Problem details => Retype all of the listing exactly, passing over any picture you find.
------------------------------
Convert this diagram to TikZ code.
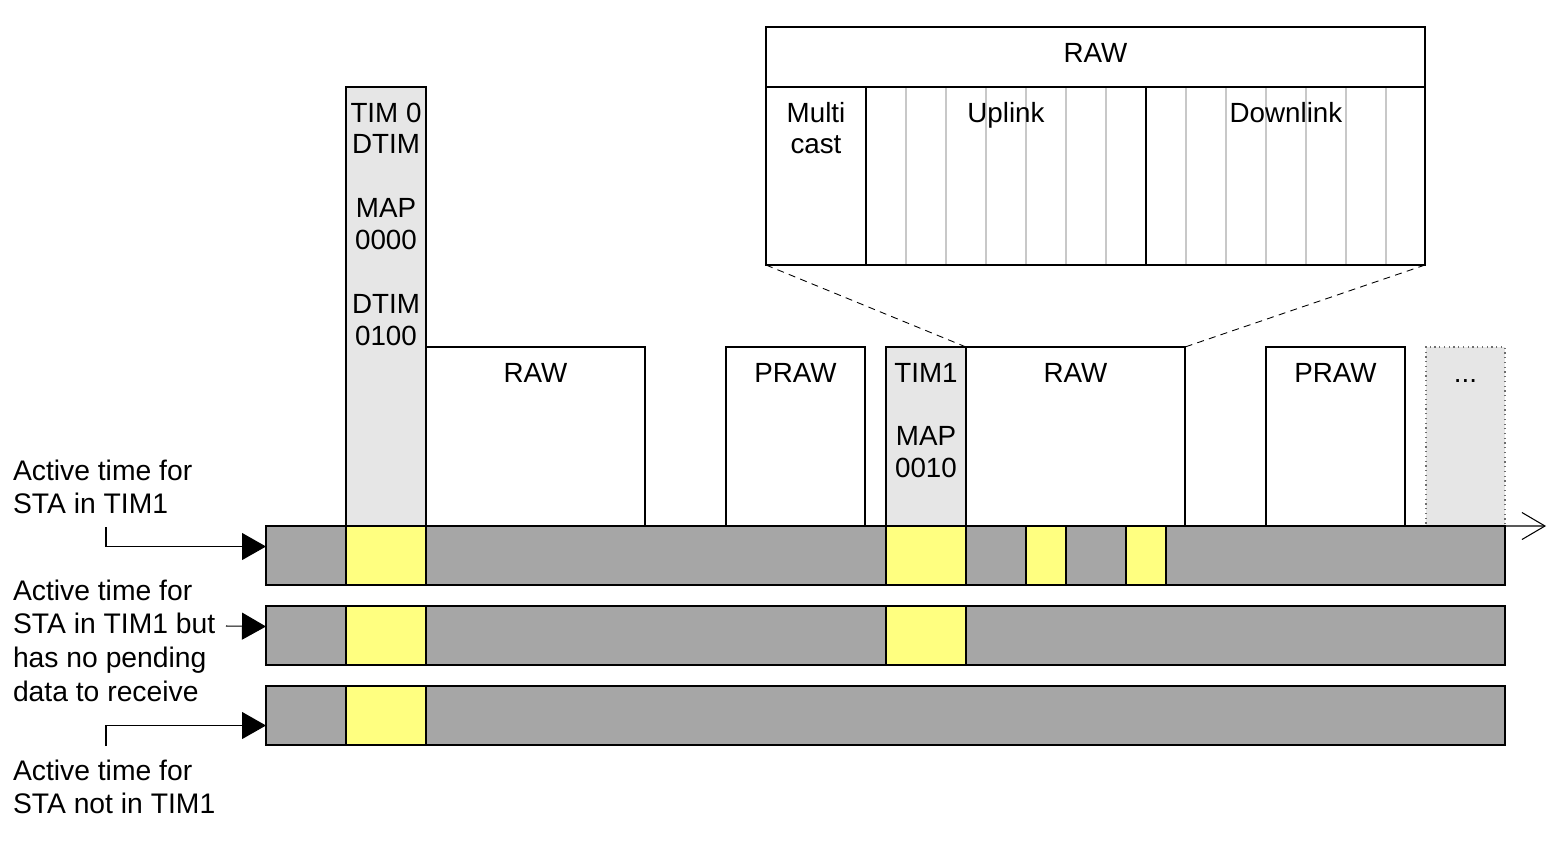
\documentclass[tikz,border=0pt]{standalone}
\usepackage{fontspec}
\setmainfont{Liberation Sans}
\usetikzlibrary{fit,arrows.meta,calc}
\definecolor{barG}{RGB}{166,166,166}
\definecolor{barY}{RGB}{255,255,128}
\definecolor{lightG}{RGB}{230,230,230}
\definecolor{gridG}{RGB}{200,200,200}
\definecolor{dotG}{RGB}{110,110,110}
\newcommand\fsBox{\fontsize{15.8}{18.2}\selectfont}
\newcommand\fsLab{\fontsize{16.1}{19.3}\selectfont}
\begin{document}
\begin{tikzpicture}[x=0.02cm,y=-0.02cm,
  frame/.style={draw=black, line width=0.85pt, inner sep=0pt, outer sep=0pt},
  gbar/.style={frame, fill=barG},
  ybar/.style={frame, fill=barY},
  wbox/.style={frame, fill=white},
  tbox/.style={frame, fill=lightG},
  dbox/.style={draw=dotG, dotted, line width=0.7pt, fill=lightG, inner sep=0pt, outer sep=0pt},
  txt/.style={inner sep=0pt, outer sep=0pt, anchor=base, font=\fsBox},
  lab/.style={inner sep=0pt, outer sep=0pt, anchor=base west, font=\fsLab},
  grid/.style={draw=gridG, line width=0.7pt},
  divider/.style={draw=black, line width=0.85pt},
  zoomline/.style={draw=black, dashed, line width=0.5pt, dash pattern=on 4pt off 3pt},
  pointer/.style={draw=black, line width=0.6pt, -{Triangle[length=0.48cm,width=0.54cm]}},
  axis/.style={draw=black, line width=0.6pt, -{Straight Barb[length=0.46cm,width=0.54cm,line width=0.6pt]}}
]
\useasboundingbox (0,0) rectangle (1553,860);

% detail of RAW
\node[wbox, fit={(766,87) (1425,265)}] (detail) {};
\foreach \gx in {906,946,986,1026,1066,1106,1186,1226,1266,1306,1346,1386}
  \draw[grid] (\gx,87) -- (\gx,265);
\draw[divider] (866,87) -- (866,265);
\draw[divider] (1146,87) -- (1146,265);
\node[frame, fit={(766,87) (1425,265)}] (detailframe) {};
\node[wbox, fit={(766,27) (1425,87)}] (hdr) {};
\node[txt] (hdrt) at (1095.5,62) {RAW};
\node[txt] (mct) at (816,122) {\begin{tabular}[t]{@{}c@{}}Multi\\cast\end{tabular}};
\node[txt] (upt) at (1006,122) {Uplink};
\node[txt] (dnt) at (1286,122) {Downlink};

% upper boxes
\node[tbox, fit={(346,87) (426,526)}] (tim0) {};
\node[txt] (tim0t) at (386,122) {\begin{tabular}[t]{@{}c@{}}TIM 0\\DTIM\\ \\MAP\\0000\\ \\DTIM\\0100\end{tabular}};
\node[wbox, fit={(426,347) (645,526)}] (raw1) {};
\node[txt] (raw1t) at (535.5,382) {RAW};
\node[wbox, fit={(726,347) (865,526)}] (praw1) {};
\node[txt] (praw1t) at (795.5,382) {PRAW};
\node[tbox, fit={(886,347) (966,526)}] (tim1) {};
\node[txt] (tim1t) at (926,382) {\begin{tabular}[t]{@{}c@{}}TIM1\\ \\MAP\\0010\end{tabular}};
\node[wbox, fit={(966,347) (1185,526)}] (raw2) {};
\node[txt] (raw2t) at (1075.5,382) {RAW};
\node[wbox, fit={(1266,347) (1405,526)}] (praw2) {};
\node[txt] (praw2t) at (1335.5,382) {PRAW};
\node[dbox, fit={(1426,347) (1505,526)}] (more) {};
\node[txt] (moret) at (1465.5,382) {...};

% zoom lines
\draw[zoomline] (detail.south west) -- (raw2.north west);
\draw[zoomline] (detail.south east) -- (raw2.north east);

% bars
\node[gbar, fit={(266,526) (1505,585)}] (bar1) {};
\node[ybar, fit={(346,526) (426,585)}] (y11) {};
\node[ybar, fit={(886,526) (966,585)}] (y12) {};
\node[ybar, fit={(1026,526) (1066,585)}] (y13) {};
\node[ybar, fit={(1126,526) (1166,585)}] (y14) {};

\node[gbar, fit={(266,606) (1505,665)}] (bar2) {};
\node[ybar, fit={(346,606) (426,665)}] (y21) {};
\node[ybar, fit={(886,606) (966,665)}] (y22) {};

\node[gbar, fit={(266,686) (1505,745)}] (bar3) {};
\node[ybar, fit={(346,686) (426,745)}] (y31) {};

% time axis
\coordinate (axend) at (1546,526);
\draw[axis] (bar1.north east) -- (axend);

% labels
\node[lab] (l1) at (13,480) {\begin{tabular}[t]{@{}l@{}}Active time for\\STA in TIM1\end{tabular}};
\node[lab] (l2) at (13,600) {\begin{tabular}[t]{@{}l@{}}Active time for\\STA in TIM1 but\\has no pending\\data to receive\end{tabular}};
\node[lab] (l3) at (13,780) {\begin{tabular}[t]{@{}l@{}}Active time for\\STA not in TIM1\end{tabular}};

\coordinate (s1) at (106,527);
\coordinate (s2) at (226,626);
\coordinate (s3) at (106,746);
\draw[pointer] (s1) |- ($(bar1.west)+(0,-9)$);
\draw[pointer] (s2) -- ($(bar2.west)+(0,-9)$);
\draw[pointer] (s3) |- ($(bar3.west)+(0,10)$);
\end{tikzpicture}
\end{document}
------------------------------
Final result =>
Convert this diagram to TikZ code.
\documentclass[tikz,border=0pt]{standalone}
\usepackage{fontspec}
\setmainfont{Liberation Sans}
\usetikzlibrary{fit,arrows.meta,calc}
\definecolor{barG}{RGB}{166,166,166}
\definecolor{barY}{RGB}{255,255,128}
\definecolor{lightG}{RGB}{230,230,230}
\definecolor{gridG}{RGB}{200,200,200}
\definecolor{dotG}{RGB}{110,110,110}
\newcommand\fsBox{\fontsize{15.8}{18.2}\selectfont}
\newcommand\fsLab{\fontsize{16.1}{19.3}\selectfont}
\begin{document}
\begin{tikzpicture}[x=0.02cm,y=-0.02cm,
  frame/.style={draw=black, line width=0.85pt, inner sep=0pt, outer sep=0pt},
  gbar/.style={frame, fill=barG},
  ybar/.style={frame, fill=barY},
  wbox/.style={frame, fill=white},
  tbox/.style={frame, fill=lightG},
  dbox/.style={draw=dotG, dotted, line width=0.7pt, fill=lightG, inner sep=0pt, outer sep=0pt},
  txt/.style={inner sep=0pt, outer sep=0pt, anchor=base, font=\fsBox},
  lab/.style={inner sep=0pt, outer sep=0pt, anchor=base west, font=\fsLab},
  grid/.style={draw=gridG, line width=0.7pt},
  divider/.style={draw=black, line width=0.85pt},
  zoomline/.style={draw=black, dashed, line width=0.5pt, dash pattern=on 4pt off 3pt},
  pointer/.style={draw=black, line width=0.6pt, -{Triangle[length=0.48cm,width=0.54cm]}},
  axis/.style={draw=black, line width=0.6pt, -{Straight Barb[length=0.46cm,width=0.54cm,line width=0.6pt]}}
]
\useasboundingbox (0,0) rectangle (1553,860);

% detail of RAW
\node[wbox, fit={(766,87) (1425,265)}] (detail) {};
\foreach \gx in {906,946,986,1026,1066,1106,1186,1226,1266,1306,1346,1386}
  \draw[grid] (\gx,87) -- (\gx,265);
\draw[divider] (866,87) -- (866,265);
\draw[divider] (1146,87) -- (1146,265);
\node[frame, fit={(766,87) (1425,265)}] (detailframe) {};
\node[wbox, fit={(766,27) (1425,87)}] (hdr) {};
\node[txt] (hdrt) at (1095.5,62) {RAW};
\node[txt] (mct) at (816,122) {\begin{tabular}[t]{@{}c@{}}Multi\\cast\end{tabular}};
\node[txt] (upt) at (1006,122) {Uplink};
\node[txt] (dnt) at (1286,122) {Downlink};

% upper boxes
\node[tbox, fit={(346,87) (426,526)}] (tim0) {};
\node[txt] (tim0t) at (386,122) {\begin{tabular}[t]{@{}c@{}}TIM 0\\DTIM\\ \\MAP\\0000\\ \\DTIM\\0100\end{tabular}};
\node[wbox, fit={(426,347) (645,526)}] (raw1) {};
\node[txt] (raw1t) at (535.5,382) {RAW};
\node[wbox, fit={(726,347) (865,526)}] (praw1) {};
\node[txt] (praw1t) at (795.5,382) {PRAW};
\node[tbox, fit={(886,347) (966,526)}] (tim1) {};
\node[txt] (tim1t) at (926,382) {\begin{tabular}[t]{@{}c@{}}TIM1\\ \\MAP\\0010\end{tabular}};
\node[wbox, fit={(966,347) (1185,526)}] (raw2) {};
\node[txt] (raw2t) at (1075.5,382) {RAW};
\node[wbox, fit={(1266,347) (1405,526)}] (praw2) {};
\node[txt] (praw2t) at (1335.5,382) {PRAW};
\node[dbox, fit={(1426,347) (1505,526)}] (more) {};
\node[txt] (moret) at (1465.5,382) {...};

% zoom lines
\draw[zoomline] (detail.south west) -- (raw2.north west);
\draw[zoomline] (detail.south east) -- (raw2.north east);

% bars
\node[gbar, fit={(266,526) (1505,585)}] (bar1) {};
\node[ybar, fit={(346,526) (426,585)}] (y11) {};
\node[ybar, fit={(886,526) (966,585)}] (y12) {};
\node[ybar, fit={(1026,526) (1066,585)}] (y13) {};
\node[ybar, fit={(1126,526) (1166,585)}] (y14) {};

\node[gbar, fit={(266,606) (1505,665)}] (bar2) {};
\node[ybar, fit={(346,606) (426,665)}] (y21) {};
\node[ybar, fit={(886,606) (966,665)}] (y22) {};

\node[gbar, fit={(266,686) (1505,745)}] (bar3) {};
\node[ybar, fit={(346,686) (426,745)}] (y31) {};

% time axis
\coordinate (axend) at (1546,526);
\draw[axis] (bar1.north east) -- (axend);

% labels
\node[lab] (l1) at (13,480) {\begin{tabular}[t]{@{}l@{}}Active time for\\STA in TIM1\end{tabular}};
\node[lab] (l2) at (13,600) {\begin{tabular}[t]{@{}l@{}}Active time for\\STA in TIM1 but\\has no pending\\data to receive\end{tabular}};
\node[lab] (l3) at (13,780) {\begin{tabular}[t]{@{}l@{}}Active time for\\STA not in TIM1\end{tabular}};

\coordinate (s1) at (106,527);
\coordinate (s2) at (226,626);
\coordinate (s3) at (106,746);
\draw[pointer] (s1) |- ($(bar1.west)+(0,-9)$);
\draw[pointer] (s2) -- ($(bar2.west)+(0,-9)$);
\draw[pointer] (s3) |- ($(bar3.west)+(0,10)$);
\end{tikzpicture}
\end{document}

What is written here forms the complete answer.